To Hemenway, the erosion and the exposure of remains is inevitable and uncontrollable. What they can manage is educating shoreline communities and highlighting the tribe as a resource. The Great Lakes will continue its natural process, ebbing from high levels to low.
Yet, climate scientists note that the extremes might get more extreme, and the cycle might speed up.
“It’s not likely we’re going to have another one of these really long periods of low water, where the erosion slows down,” Norton explained. “Which means over the long term, we’re probably going to see more erosion because it’s during these high periods when the erosion is most aggressive and effective.”

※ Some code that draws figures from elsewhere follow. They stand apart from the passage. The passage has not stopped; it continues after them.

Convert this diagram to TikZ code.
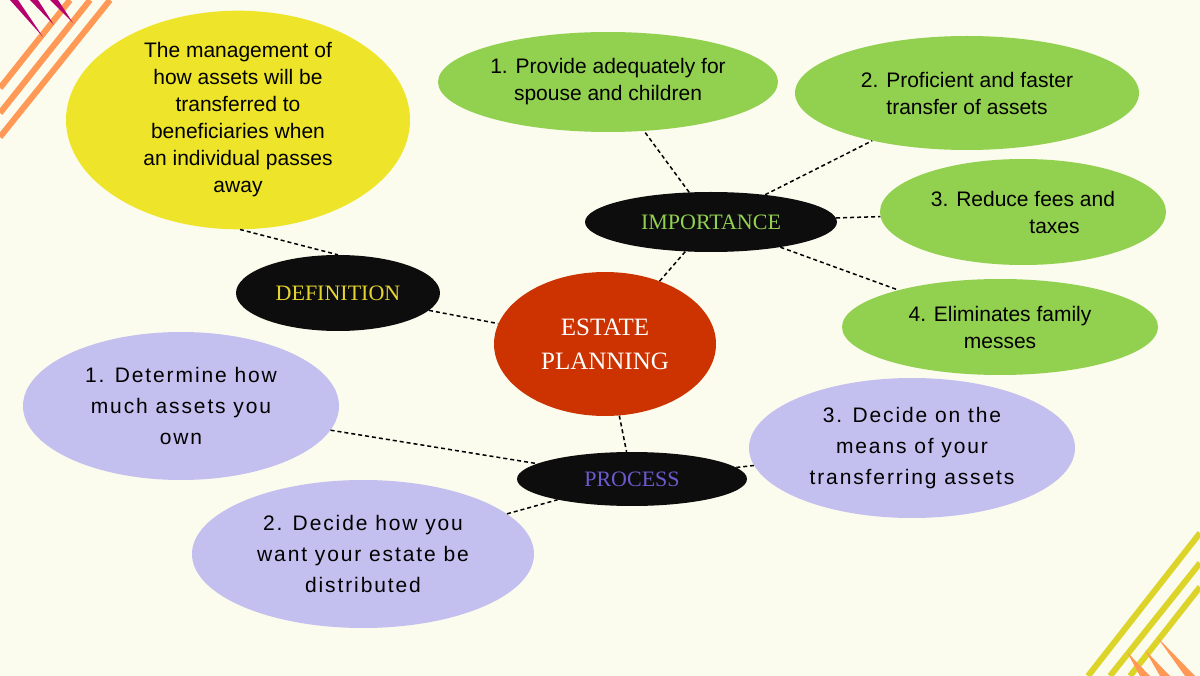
\documentclass[tikz,border=0pt]{standalone}
\usepackage{fontspec}
\setmainfont{Liberation Sans}
\newfontfamily\serifx{Liberation Serif}
\newfontfamily\spaced[LetterSpace=9]{Liberation Sans}
\usetikzlibrary{shapes.geometric}
\definecolor{bg}{HTML}{FBFBEE}
\definecolor{yel}{HTML}{EEE52B}
\definecolor{grn}{HTML}{92D050}
\definecolor{lav}{HTML}{C3BFEF}
\definecolor{rd}{HTML}{CC3300}
\definecolor{org}{HTML}{FF9955}
\definecolor{mag}{HTML}{B5006E}
\definecolor{ylw}{HTML}{DDD42A}
\definecolor{deftxt}{HTML}{E5D430}
\definecolor{proctxt}{HTML}{6B5ACD}
\tikzset{
 ell/.style={ellipse,inner sep=0pt,align=center,font=\fontsize{21}{27}\selectfont},
 blk/.style={ellipse,fill=black!95,inner sep=0pt,font=\serifx\fontsize{22}{26}\selectfont},
 conn/.style={dashed,line width=1.5pt,dash pattern=on 4pt off 3pt},
 stripe/.style={line width=6pt}
}
\begin{document}
\begin{tikzpicture}[x=1pt,y=-1pt]
\fill[bg] (0,0) rectangle (1200,676);
\useasboundingbox (0,0) rectangle (1200,676);
% corners
\draw[stripe,org] (0,88)--(70,0) (0,113)--(90,0) (0,137)--(110,0);
\fill[mag] (10,0)--(18,0)--(43,37)--cycle (30,0)--(38,0)--(54,25)--cycle (50,0)--(58,0)--(73,23)--cycle;
\draw[stripe,ylw] (1088,676)--(1200,533) (1110,676)--(1200,563) (1130,676)--(1200,587);
\fill[org] (1127,652)--(1140,676)--(1150,676)--cycle (1145,650)--(1160,676)--(1170,676)--cycle (1157,637)--(1185,676)--(1195,676)--cycle;
% nodes
\node[ell,fill=yel,minimum width=344,minimum height=206] (def) at (238,120) {The management of\\how assets will be\\transferred to\\beneficiaries when\\an individual passes\\away};
\node[ell,fill=grn,minimum width=340,minimum height=100] (i1) at (608,82) {1. Provide adequately for\\spouse and children};
\node[ell,fill=grn,minimum width=344,minimum height=114] (i2) at (967,93) {2. Proficient and faster\\transfer of assets};
\node[ell,fill=grn,minimum width=286,minimum height=106] (i3) at (1023,212) {3. Reduce fees and\\\hspace*{3em}taxes};
\node[ell,fill=grn,minimum width=316,minimum height=96] (i4) at (1000,327) {4. Eliminates family\\messes};
\node[blk,minimum width=252,minimum height=60,text=grn] (imp) at (711,222) {IMPORTANCE};
\node[blk,minimum width=204,minimum height=76,text=deftxt] (dfn) at (338,293) {DEFINITION};
\node[ell,fill=rd,minimum width=222,minimum height=144,text=white,font=\serifx\fontsize{25}{34}\selectfont] (ep) at (605,344) {ESTATE\\PLANNING};
\node[blk,minimum width=230,minimum height=54,text=proctxt] (proc) at (632,479) {PROCESS};
\node[ell,fill=lav,minimum width=316,minimum height=148,font=\spaced\fontsize{21}{31}\selectfont] (p1) at (181,406) {1. Determine how\\much assets you\\own};
\node[ell,fill=lav,minimum width=342,minimum height=148,font=\spaced\fontsize{21}{31}\selectfont] (p2) at (363,554) {2. Decide how you\\want your estate be\\distributed};
\node[ell,fill=lav,minimum width=326,minimum height=140,font=\spaced\fontsize{21}{31}\selectfont] (p3) at (912,448) {3. Decide on the\\means of your\\transferring assets};
% connectors
\draw[conn] (def.south) ++(2,0) coordinate (a1) (a1) -- (dfn.north) ;
\draw[conn] (dfn) -- (ep);
\draw[conn] (ep) -- (imp);
\draw[conn] (imp) -- (i1);
\draw[conn] (imp) -- (i2);
\draw[conn] (imp) -- (i3);
\draw[conn] (imp) -- (i4);
\draw[conn] (ep) -- (proc);
\draw[conn] (p1) -- (proc);
\draw[conn] (p2) -- (proc);
\draw[conn] (proc) -- (p3);
\end{tikzpicture}
\end{document}
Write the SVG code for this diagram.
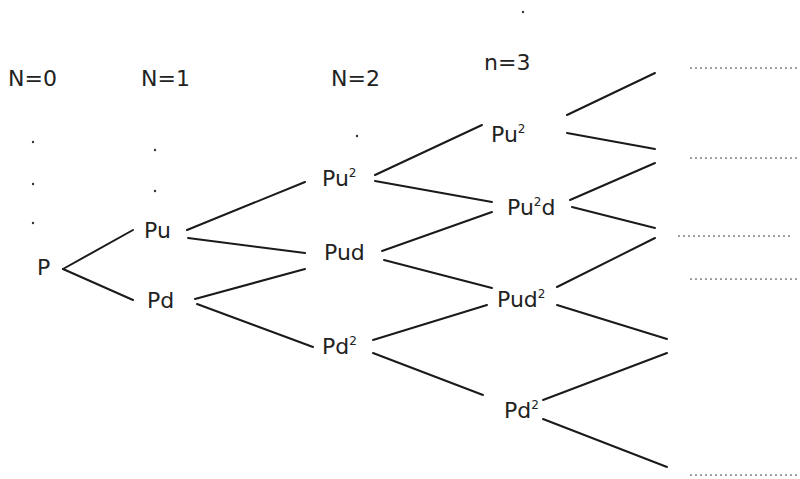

Some homes along the lake now desperately want to put in seawalls to protect their beach properties. Hardening the shoreline is counterproductive, Norton said. It will stop the natural lake process. The sand needs to move onshore and offshore, especially in places with erosion. Ultimately, seawalls, groins, or revetments will kill natural beaches by blocking the sand.
Hardening in one place also creates a rebound effect, deflecting wave energy outward. Areas around the seawalls would exacerbate erosion along neighboring properties, causing more damage than good for the beach.
The best anyone can do is stop building and move away from the shores, Norton said. A lot of people understand the issue, but they’re stubborn. They don’t want to leave.
For Wiatrolik, it’s always painful to watch people continually build on their burial grounds. It’s a human rights issue to the tribe. All deceased should have a peaceful place to lie. If property owners find remains along the shore, don’t knock them around. Our ancestors deserve rest, she said.